Pull every line holding the string "that" from the records below.

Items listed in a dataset
begin
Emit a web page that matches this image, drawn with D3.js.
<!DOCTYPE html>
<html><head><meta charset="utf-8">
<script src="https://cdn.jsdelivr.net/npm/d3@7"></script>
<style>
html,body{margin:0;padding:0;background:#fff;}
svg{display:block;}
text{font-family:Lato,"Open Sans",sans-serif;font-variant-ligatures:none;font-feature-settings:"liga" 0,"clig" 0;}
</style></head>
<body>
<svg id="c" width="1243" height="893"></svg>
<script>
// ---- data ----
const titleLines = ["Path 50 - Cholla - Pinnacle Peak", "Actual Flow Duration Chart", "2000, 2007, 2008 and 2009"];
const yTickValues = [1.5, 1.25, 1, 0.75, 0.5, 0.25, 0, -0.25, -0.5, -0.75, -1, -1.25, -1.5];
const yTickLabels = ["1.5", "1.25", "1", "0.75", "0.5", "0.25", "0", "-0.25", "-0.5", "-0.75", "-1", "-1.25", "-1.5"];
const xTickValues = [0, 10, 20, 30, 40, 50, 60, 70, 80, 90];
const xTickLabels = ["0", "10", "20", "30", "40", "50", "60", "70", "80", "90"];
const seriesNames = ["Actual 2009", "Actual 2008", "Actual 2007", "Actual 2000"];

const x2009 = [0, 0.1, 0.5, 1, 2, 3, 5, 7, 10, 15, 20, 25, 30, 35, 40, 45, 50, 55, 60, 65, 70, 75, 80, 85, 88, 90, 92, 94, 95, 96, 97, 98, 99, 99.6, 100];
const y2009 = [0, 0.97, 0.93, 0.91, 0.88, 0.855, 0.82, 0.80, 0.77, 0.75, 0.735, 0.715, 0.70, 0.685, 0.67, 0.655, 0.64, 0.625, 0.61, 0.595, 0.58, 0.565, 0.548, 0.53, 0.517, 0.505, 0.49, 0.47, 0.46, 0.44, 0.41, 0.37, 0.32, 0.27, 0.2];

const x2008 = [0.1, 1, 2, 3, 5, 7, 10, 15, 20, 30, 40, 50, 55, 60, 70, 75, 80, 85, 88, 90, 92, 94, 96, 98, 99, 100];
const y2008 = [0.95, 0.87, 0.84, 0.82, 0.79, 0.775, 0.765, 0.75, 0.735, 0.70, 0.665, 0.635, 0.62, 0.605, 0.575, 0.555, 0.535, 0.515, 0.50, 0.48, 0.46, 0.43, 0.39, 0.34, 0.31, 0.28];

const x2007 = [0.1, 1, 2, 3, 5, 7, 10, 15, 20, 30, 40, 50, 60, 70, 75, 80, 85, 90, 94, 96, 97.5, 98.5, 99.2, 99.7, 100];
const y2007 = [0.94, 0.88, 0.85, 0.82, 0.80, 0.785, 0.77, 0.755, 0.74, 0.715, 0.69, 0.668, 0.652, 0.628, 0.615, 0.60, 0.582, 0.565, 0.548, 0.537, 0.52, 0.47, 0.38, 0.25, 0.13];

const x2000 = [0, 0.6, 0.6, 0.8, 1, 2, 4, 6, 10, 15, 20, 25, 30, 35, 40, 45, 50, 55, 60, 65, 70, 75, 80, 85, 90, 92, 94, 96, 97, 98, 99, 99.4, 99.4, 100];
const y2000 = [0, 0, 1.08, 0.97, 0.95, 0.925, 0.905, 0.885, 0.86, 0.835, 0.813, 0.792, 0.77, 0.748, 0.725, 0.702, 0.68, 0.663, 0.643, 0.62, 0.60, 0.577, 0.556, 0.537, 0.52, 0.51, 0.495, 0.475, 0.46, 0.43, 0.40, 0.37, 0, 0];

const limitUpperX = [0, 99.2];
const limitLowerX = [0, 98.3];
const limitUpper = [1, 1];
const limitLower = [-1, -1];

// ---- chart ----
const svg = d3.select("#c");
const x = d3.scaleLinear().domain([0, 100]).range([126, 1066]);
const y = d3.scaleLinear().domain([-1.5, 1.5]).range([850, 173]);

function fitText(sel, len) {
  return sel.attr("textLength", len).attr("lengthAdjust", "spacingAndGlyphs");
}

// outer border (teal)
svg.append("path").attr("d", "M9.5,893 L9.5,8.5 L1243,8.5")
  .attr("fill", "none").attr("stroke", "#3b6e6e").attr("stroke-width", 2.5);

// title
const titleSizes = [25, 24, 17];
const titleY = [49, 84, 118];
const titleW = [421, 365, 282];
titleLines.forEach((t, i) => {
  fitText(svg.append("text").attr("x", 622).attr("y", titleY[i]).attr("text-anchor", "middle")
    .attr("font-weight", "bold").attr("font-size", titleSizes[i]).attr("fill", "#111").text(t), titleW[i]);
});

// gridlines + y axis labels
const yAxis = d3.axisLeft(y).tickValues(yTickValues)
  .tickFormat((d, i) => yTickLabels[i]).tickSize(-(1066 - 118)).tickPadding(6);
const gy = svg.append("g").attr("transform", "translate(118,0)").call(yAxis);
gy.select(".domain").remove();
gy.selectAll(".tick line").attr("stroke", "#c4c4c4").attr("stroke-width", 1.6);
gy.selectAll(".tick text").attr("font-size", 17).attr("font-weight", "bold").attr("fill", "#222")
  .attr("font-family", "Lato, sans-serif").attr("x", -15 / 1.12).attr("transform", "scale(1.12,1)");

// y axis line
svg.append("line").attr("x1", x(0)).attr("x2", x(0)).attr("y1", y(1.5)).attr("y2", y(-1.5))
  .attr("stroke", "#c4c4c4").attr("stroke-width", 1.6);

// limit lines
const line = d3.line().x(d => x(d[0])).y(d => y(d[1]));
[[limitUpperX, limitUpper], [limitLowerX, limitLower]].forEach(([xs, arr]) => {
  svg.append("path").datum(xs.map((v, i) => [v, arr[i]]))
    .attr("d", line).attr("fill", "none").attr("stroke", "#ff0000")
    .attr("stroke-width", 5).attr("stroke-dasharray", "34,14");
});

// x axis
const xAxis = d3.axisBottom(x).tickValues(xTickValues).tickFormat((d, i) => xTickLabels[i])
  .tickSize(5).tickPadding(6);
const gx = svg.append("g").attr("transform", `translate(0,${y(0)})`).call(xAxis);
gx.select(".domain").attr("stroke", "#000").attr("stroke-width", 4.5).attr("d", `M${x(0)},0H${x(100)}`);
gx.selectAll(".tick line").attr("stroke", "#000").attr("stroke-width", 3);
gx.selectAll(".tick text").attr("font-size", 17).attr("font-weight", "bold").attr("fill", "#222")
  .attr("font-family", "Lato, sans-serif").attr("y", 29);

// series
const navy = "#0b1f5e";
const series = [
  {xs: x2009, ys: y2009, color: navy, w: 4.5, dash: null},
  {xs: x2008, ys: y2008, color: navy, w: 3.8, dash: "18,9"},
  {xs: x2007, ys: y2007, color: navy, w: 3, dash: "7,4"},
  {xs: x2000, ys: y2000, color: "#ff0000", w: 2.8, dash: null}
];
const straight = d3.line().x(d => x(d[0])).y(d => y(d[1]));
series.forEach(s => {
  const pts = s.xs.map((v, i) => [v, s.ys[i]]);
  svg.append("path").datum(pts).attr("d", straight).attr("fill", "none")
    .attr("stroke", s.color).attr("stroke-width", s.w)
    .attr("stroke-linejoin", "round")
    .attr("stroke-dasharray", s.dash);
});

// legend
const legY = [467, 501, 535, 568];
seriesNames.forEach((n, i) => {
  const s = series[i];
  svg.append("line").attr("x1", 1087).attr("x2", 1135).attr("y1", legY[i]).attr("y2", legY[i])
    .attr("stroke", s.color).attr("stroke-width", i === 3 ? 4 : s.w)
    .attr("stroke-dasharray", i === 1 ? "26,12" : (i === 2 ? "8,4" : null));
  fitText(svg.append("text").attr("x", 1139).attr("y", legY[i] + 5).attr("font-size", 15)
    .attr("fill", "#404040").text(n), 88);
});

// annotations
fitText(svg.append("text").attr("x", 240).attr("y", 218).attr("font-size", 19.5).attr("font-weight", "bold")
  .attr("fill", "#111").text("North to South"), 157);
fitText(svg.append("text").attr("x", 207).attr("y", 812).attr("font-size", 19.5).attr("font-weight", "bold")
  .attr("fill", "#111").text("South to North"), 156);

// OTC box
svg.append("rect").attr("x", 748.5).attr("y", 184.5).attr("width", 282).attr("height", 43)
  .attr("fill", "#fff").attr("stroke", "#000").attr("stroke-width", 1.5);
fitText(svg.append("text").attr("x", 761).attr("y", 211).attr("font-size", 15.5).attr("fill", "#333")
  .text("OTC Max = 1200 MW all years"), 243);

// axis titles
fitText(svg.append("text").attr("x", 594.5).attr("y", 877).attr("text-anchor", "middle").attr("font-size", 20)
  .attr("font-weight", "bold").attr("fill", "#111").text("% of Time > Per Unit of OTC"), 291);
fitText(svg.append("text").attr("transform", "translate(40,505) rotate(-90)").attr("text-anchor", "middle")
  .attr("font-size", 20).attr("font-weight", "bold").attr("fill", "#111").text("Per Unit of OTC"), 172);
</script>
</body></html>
end
begin
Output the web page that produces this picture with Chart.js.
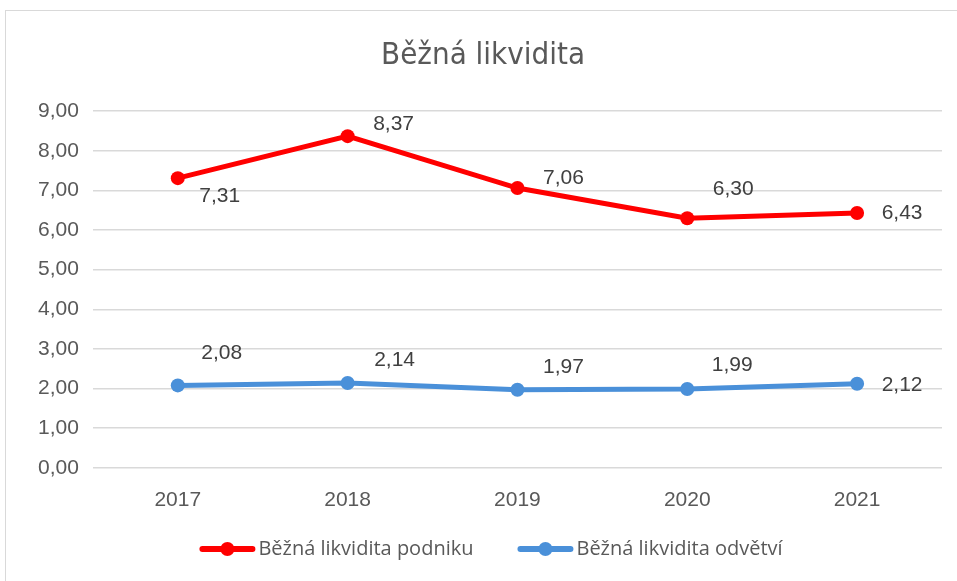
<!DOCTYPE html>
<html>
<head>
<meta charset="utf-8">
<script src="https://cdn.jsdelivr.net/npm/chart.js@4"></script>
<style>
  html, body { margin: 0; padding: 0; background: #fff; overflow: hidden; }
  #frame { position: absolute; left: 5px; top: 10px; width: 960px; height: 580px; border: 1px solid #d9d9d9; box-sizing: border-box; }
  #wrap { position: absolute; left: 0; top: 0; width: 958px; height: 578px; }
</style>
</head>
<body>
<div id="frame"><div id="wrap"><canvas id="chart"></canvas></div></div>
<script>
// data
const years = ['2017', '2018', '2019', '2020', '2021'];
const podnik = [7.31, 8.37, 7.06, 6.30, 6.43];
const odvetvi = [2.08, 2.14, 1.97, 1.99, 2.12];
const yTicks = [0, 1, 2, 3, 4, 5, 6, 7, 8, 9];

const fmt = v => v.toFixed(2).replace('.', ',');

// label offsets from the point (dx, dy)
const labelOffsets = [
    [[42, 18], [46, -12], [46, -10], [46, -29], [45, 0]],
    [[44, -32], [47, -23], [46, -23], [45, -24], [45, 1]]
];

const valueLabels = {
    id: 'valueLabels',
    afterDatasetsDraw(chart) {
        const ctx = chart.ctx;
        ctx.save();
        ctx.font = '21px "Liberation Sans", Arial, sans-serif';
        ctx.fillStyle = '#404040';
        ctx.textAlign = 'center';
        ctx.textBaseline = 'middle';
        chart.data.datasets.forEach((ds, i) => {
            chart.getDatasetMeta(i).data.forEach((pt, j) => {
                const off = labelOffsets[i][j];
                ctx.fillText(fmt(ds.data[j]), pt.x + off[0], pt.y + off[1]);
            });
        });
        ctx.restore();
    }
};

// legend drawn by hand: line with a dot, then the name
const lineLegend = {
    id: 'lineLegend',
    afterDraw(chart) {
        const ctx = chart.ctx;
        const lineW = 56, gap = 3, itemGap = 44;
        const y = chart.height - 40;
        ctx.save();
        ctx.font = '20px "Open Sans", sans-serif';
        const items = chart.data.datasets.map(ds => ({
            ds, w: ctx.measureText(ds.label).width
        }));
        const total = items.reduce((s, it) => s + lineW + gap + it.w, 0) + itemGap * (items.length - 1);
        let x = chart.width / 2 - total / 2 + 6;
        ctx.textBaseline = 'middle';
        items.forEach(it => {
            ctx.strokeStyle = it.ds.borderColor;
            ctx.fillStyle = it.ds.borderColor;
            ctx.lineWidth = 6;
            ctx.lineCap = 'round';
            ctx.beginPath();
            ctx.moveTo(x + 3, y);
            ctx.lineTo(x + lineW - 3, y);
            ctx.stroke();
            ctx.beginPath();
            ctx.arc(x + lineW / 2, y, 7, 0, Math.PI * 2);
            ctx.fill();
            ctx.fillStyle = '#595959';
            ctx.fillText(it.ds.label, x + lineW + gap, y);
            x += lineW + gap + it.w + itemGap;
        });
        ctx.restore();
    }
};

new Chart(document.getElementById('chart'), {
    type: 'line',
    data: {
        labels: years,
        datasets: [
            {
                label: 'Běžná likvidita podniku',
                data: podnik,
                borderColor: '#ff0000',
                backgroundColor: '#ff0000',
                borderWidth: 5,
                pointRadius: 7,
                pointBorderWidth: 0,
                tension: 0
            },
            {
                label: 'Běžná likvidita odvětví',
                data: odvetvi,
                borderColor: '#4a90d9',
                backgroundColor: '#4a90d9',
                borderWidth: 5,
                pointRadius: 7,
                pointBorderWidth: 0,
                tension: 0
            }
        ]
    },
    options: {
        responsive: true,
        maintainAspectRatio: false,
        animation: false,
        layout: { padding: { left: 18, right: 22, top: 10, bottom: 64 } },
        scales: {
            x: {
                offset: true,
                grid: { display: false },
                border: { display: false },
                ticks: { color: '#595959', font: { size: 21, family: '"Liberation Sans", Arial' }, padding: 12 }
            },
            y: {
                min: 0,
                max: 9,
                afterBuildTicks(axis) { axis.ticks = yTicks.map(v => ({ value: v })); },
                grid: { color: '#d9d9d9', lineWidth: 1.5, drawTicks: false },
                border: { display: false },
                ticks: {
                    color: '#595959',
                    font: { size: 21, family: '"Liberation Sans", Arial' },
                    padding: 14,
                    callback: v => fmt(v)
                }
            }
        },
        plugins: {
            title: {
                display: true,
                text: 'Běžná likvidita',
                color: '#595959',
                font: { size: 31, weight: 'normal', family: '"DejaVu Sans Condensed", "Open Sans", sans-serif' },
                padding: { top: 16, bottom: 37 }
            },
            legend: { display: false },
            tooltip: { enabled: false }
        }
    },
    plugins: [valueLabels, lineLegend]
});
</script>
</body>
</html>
end
RESULT FOR THIS TASK
Emit a web page that matches this image, drawn with D3.js.
Output the web page that produces this picture with Chart.js.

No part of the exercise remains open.